**GOAL OF THE EXERCISE**
In the listing that follows, locate the line containing "Emit a Python" and the line containing "import plotly.graph_objects as go". Retype exactly those two lines and every line between them, and nothing more.
BEGIN SOURCE DATA
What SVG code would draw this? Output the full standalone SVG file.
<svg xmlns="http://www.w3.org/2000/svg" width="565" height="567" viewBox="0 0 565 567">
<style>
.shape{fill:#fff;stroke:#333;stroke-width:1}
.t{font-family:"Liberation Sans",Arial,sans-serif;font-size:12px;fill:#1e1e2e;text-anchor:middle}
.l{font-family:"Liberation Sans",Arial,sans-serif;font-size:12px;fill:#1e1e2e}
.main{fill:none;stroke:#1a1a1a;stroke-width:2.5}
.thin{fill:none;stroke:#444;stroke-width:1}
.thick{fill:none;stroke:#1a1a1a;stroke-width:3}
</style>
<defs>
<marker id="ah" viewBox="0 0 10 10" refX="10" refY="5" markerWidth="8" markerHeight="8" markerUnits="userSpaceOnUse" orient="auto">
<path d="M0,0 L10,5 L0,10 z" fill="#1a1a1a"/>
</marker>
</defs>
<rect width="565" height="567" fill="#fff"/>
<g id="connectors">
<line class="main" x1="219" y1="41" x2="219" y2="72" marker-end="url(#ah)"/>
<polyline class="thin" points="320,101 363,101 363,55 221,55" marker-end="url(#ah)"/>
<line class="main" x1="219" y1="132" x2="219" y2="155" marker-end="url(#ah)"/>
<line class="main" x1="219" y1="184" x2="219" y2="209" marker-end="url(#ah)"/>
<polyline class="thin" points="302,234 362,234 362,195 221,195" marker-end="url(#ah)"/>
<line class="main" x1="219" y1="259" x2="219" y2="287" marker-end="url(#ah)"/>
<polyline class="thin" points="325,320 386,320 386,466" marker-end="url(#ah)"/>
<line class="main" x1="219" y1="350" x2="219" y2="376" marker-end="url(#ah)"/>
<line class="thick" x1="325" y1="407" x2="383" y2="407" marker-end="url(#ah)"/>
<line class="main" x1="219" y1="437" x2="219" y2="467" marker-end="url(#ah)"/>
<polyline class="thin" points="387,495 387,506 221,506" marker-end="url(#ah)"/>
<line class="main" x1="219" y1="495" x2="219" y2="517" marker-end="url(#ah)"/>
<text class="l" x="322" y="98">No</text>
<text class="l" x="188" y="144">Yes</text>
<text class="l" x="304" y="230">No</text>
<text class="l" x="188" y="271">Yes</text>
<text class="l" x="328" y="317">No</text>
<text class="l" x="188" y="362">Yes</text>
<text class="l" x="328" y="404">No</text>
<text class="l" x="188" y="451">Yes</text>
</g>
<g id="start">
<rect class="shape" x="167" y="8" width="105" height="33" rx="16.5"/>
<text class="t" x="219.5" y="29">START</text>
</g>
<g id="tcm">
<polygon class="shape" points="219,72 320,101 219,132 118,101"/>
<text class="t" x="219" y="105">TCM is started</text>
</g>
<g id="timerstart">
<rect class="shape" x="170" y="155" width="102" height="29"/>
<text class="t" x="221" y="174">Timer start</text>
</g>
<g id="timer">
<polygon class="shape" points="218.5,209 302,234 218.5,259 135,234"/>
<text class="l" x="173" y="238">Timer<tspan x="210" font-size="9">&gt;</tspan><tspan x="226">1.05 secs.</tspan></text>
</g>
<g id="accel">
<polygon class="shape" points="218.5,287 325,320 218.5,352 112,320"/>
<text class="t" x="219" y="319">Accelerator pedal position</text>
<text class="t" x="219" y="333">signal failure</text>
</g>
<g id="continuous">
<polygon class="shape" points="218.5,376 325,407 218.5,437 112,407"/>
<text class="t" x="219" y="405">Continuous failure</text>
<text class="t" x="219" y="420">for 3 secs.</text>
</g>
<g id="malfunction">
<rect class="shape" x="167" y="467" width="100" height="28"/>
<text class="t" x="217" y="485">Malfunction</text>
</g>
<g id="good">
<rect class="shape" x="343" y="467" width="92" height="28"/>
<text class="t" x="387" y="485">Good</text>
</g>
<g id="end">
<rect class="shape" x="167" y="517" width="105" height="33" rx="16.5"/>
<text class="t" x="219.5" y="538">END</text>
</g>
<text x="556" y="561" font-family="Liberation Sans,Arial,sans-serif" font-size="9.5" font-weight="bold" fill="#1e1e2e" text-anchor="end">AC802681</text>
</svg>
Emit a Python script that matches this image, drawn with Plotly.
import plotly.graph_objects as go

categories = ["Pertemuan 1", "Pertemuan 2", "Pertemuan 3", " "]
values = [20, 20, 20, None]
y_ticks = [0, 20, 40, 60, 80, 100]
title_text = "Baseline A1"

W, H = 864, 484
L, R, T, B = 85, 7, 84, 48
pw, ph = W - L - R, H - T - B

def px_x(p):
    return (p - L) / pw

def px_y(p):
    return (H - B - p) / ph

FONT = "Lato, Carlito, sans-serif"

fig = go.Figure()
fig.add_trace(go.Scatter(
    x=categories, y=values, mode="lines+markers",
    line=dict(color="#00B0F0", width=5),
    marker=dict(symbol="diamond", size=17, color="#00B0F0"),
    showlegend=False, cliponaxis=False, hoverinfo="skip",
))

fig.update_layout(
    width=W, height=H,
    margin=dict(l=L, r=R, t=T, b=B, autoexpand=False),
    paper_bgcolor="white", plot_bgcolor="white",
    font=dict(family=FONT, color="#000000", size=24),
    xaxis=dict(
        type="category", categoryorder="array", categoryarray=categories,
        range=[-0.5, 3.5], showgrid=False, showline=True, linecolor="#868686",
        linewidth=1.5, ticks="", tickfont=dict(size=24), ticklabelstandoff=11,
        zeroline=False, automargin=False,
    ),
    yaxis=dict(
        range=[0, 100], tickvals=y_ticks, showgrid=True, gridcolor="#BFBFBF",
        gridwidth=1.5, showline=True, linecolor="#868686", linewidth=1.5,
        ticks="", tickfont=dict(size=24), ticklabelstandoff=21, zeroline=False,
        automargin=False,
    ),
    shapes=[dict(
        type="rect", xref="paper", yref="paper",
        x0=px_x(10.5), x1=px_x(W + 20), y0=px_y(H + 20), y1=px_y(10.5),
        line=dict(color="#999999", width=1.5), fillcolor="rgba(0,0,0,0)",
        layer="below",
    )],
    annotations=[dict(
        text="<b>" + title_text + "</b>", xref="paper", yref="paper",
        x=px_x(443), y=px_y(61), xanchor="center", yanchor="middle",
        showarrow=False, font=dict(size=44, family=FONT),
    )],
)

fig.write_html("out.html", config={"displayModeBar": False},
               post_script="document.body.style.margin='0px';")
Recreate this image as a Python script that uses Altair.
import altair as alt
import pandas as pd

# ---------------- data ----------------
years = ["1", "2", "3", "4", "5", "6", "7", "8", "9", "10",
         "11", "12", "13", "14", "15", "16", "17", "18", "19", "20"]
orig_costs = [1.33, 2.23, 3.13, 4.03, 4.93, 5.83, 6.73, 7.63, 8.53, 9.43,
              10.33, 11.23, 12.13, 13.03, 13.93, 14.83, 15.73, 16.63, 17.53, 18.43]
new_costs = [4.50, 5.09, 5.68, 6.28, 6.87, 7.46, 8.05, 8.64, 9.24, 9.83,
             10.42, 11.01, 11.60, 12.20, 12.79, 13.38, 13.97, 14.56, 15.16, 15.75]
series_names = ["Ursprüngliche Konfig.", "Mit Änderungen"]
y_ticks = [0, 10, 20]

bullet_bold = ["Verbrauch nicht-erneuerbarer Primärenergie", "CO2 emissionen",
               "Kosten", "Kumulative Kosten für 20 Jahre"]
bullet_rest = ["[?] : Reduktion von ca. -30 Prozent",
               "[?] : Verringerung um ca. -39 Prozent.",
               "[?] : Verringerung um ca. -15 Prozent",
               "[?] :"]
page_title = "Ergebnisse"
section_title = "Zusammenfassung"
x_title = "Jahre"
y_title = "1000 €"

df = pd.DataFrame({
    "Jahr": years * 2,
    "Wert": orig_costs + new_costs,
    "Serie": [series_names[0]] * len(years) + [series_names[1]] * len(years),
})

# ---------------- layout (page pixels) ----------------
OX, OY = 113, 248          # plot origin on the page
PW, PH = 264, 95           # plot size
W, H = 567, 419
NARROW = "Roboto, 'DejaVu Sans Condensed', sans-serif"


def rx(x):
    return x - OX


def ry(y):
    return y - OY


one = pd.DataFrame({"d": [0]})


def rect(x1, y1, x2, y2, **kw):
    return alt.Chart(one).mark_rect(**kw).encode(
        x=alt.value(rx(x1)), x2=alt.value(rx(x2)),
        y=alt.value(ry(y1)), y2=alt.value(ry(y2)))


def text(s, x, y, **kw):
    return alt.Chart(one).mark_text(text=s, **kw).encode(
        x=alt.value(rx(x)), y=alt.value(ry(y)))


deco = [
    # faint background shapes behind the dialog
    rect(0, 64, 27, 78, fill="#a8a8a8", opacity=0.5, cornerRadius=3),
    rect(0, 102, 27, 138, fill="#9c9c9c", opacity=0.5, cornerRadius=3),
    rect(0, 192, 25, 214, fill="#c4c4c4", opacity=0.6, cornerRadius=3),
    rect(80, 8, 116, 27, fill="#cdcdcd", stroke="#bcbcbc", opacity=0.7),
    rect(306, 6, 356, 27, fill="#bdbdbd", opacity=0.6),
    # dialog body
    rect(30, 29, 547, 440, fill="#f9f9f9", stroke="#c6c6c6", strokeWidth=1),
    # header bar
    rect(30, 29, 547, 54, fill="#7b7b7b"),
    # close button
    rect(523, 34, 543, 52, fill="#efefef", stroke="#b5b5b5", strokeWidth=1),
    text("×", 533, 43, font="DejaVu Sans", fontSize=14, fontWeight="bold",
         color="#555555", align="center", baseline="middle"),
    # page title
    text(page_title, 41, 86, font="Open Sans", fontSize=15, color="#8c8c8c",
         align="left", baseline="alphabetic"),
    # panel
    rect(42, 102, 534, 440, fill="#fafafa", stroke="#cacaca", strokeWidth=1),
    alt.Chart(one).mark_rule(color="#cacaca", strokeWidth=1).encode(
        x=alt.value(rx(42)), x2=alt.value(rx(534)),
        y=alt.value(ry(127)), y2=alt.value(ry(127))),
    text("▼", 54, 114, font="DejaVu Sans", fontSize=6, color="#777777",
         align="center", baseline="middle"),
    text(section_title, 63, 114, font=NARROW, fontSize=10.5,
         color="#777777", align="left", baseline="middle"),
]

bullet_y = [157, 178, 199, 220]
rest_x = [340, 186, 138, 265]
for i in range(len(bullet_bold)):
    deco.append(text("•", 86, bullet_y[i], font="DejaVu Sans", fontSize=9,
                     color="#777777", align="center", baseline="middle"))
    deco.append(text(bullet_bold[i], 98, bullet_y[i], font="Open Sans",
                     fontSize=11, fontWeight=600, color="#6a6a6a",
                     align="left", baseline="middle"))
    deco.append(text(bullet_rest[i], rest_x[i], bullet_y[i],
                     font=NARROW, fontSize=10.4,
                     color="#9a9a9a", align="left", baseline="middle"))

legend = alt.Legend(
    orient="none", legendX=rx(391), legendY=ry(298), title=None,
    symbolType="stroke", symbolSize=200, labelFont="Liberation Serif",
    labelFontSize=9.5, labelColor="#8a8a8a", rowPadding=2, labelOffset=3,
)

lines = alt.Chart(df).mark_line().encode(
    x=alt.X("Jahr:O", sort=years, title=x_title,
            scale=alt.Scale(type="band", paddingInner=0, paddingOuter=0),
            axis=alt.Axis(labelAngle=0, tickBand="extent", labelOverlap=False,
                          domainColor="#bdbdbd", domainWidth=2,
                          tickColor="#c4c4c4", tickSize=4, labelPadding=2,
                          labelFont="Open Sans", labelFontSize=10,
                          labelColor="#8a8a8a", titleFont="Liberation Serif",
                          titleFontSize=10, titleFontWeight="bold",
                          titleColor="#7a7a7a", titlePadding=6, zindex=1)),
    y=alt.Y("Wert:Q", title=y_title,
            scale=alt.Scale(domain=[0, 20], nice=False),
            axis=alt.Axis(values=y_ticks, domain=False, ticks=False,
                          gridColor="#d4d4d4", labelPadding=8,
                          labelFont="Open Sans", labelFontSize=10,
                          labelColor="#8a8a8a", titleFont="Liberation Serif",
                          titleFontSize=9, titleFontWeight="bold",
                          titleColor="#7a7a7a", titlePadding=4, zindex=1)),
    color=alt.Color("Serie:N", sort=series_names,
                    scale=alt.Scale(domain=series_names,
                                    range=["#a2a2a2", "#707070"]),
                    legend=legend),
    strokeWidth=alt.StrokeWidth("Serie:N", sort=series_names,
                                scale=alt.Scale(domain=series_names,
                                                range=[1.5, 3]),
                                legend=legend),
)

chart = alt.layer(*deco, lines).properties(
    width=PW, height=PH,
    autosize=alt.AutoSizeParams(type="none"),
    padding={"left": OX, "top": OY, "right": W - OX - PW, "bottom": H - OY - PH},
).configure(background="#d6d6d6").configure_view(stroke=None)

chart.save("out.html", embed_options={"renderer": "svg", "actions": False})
END SOURCE DATA
**TASK OUTPUT**
Emit a Python script that matches this image, drawn with Plotly.
import plotly.graph_objects as go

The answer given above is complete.